What I think would be an eye-opener would be if there were a “people meter” edition of Firefox. By that, I mean a Firefox with a built-in capability of tracking usage not by site, but by browser feature. Mozilla could recruit Firefox users to run the “people meter” edition just like Nielsen recruits families to watch TV with their monitoring box attached, courtesy of a bit of Google money. If the “people meter” edition indicates that some prominent Firefox features, like tabs, aren’t used nearly as much as one might expect, then that suggests places where engineers need to focus on discoverability. In other words, the “people meter” is to usability “bugs” what the Firefox crash log tool is to coding bugs.
So, I’d like the Mozilla Firefox team to focus on two things:
- Better understanding of what gets used, what doesn’t, and what can be done to make Firefox’s power more approachable to more people
- Even more empowerment of the third-party extension community, so they can bang out some of the features that Mr. Messina and Ms. Zelenka would like
Technorati Tags: mozilla firefox
2007-05-11 at 16:16
This is something that I wanted in Flock. I felt that, in aggregate, being able to know what people click on in a browser, like you get with something like Google Analytics for webpages, would be essential for understanding, at the very least, what features are getting used commonly. It might not provide understanding, but at the least it would give us an aggregate sense of what’s being used (for example, the feed chicklet).
I’d like to point out that I didn’t say that Joe Six Pack *isn’t* Mozilla or Firefox’s audience, only that it’s fruitless to try to reach him or her… simply because I don’t think browsers or installing them matter much. They’ll download movies and music and games… but I’m not sure they’d download another frame to view MySpace or Facebook in. Now, I could be wrong — and I would *love* to be proven wrong, but again, I think OEM deals, where Firefox is bundled on laptops sold from Dell for example, is a much more efficient way to make that happen.
Thanks for your comments — and carrying the conversation forward.
2007-05-12 at 11:51
Sorry, I’m just going by the words on your blog (“joe six pack is not your audience.”, leading off bullet #6). I don’t remember you having the audio download available at that time; I’ll download it and add it to my podcast queue. I apologize if what you say in the media clip differs from what you wrote, and that I only went by the words.
“only that it’s fruitless to try to reach him or her… simply because I don’t think browsers or installing them matter much.”

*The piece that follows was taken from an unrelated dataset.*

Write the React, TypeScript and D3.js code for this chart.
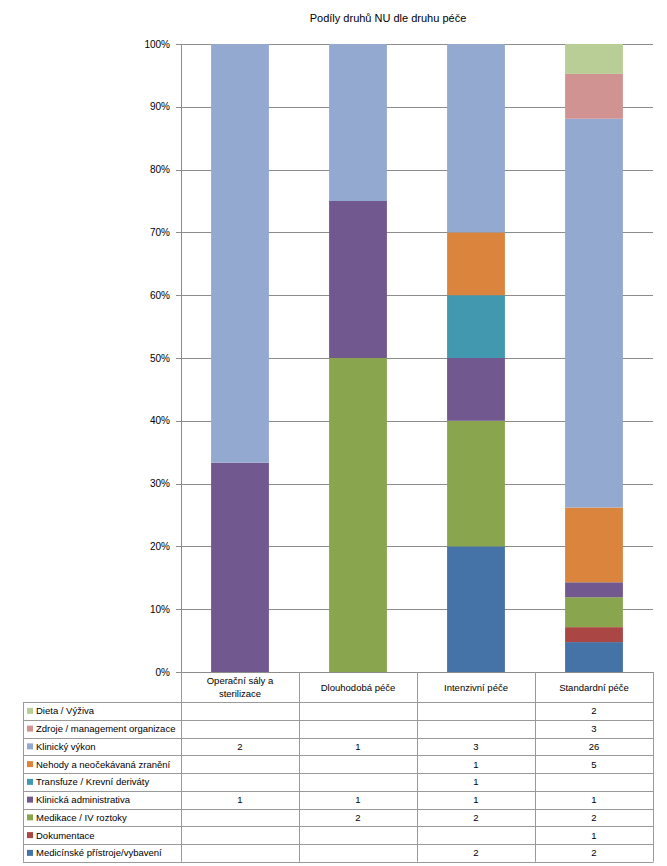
import React from "react";
import * as d3 from "d3";

const title = "Podíly druhů NU dle druhu péče";
const categories = ["Operační sály a sterilizace", "Dlouhodobá péče", "Intenzivní péče", "Standardní péče"];
const categoryLines = [["Operační sály a", "sterilizace"], ["Dlouhodobá péče"], ["Intenzivní péče"], ["Standardní péče"]];
// series in stacking order (bottom to top)
const seriesNames = [
  "Medicínské přístroje/vybavení",
  "Dokumentace",
  "Medikace / IV roztoky",
  "Klinická administrativa",
  "Transfuze / Krevní deriváty",
  "Nehody a neočekávaná zranění",
  "Klinický výkon",
  "Zdroje / management organizace",
  "Dieta / Výživa",
];
const seriesColors = ["#4572A7", "#AA4643", "#89A54E", "#71588F", "#4198AF", "#DB843D", "#93A9CF", "#D19392", "#B9CD96"];
// values per series, per category (null = empty cell)
const medicinske = [null, null, 2, 2];
const dokumentace = [null, null, null, 1];
const medikace = [null, 2, 2, 2];
const administrativa = [1, 1, 1, 1];
const transfuze = [null, null, 1, null];
const nehody = [null, null, 1, 5];
const klinickyVykon = [2, 1, 3, 26];
const zdroje = [null, null, null, 3];
const dieta = [null, null, null, 2];
const seriesValues = [medicinske, dokumentace, medikace, administrativa, transfuze, nehody, klinickyVykon, zdroje, dieta];
const yTicks = [0, 0.1, 0.2, 0.3, 0.4, 0.5, 0.6, 0.7, 0.8, 0.9, 1];

const FONT = "'Liberation Sans', Arial, sans-serif";

export default function App() {
  const W = 667, H = 866;
  const left = 181, right = 653, top = 44, bottom = 672;
  const y = d3.scaleLinear().domain([0, 1]).range([bottom, top]);
  const xCol = d3.scaleBand<string>().domain(categories).range([left, right]).padding(0);
  const xBar = d3.scaleBand<string>().domain(categories).range([left, right]).paddingInner(0.51).paddingOuter(0.255);

  const rows = categories.map((c, ci) => {
    const r: any = { cat: c };
    seriesNames.forEach((s, si) => (r[s] = seriesValues[si][ci] ?? 0));
    return r;
  });
  const totals = categories.map((c, ci) => seriesValues.reduce((a, s) => a + (s[ci] ?? 0), 0));
  const stack = d3.stack<any>().keys(seriesNames)(rows);

  const headerBottom = 702;
  const tableLeft = 23;
  const rowH = 17.75;
  const tableRows = [...seriesNames].reverse();
  const gray = "#8c8c8c";
  const tableGray = "#9a9a9a";

  return (
    <svg width={W} height={H} style={{ position: "absolute", left: 0, top: 0, background: "#fff" }} fontFamily={FONT}>
      <rect x={0} y={0} width={W} height={H} fill="#fff" />
      <text x={388} y={22} fontSize={11} textAnchor="middle" fill="#000">{title}</text>
      {yTicks.map((t) => (
        <g key={t}>
          <line x1={left - 5} x2={right} y1={Math.round(y(t)) + 0.5} y2={Math.round(y(t)) + 0.5} stroke={gray} strokeWidth={1} />
          <text x={170} y={y(t) + 3.5} fontSize={10} textAnchor="end" fill="#000">{d3.format(".0%")(t)}</text>
        </g>
      ))}
      {stack.map((layer, si) => (
        <g key={si} fill={seriesColors[si]}>
          {layer.map((d, ci) => {
            const tot = totals[ci];
            const y0 = d[0] / tot, y1 = d[1] / tot;
            if (y1 - y0 <= 0) return null;
            return <rect key={ci} x={xBar(categories[ci])} width={xBar.bandwidth()} y={y(y1)} height={y(y0) - y(y1)} />;
          })}
        </g>
      ))}
      <line x1={left + 0.5} x2={left + 0.5} y1={top} y2={bottom} stroke={gray} />
      {/* category header cells */}
      {categories.map((c, ci) => {
        const cx = (xCol(c) as number) + xCol.bandwidth() / 2;
        const lines = categoryLines[ci];
        const mid = (bottom + headerBottom) / 2;
        return (
          <text key={c} x={cx} fontSize={9.5} textAnchor="middle" fill="#000">
            {lines.map((l, li) => (
              <tspan key={li} x={cx} y={mid + 3.5 + (li - (lines.length - 1) / 2) * 13}>{l}</tspan>
            ))}
          </text>
        );
      })}
      {/* table grid */}
      <line x1={left} x2={right} y1={bottom + 0.5} y2={bottom + 0.5} stroke={gray} />
      {[...categories.map((c) => xCol(c) as number), right].map((x, i) => (
        <line key={i} x1={x + 0.5} x2={x + 0.5} y1={bottom} y2={headerBottom + rowH * 9} stroke={tableGray} />
      ))}
      <line x1={tableLeft + 0.5} x2={tableLeft + 0.5} y1={headerBottom} y2={headerBottom + rowH * 9} stroke={tableGray} />
      {d3.range(10).map((i) => (
        <line key={i} x1={tableLeft} x2={right + 0.5} y1={Math.round(headerBottom + i * rowH) + 0.5} y2={Math.round(headerBottom + i * rowH) + 0.5} stroke={tableGray} />
      ))}
      {tableRows.map((s, ri) => {
        const si = seriesNames.indexOf(s);
        const cy = headerBottom + ri * rowH + rowH / 2;
        return (
          <g key={s}>
            <rect x={27} y={cy - 3} width={6} height={6} fill={seriesColors[si]} />
            <text x={36} y={cy + 3.5} fontSize={9.5} fill="#000">{s}</text>
            {categories.map((c, ci) => {
              const v = seriesValues[si][ci];
              if (v == null) return null;
              return (
                <text key={c} x={(xCol(c) as number) + xCol.bandwidth() / 2} y={cy + 3.5} fontSize={9.5} textAnchor="middle" fill="#000">{v}</text>
              );
            })}
          </g>
        );
      })}
    </svg>
  );
}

Agree with the latter, disagree with the former, at least depending upon how you define “reach”. I agree that most Joe and Jane Six-Packs will be getting Firefox because somebody else put it on their PC for them — OEM, ISP, company IT flunky, whatever. However, even then, on Windows, they’ll have their choice of browsers. If they’re going to switch to Firefox, they need a carrot (i.e., something they can obviously do in Firefox that they can’t in alternatives) or a stick (e.g., company IT flunky telling them Firefox is more secure, learning Firefox use is company policy because of its cute mascot). Conversely, once they’ve switched, they’ll need a carrot or stick to switch back off Firefox.
I’d just like developers to consider what it takes for a “feature” to become a “carrot”, and that pretty much means Joe and Jane Six-Pack have to be able to realize the feature exists and be able to get at least minimal use out of it without reading online help or asking somebody how to do XYZ. At least, until we develop a culture where Joe and Jane Six-Pack feel comfortable reading documentation or finding assistance online.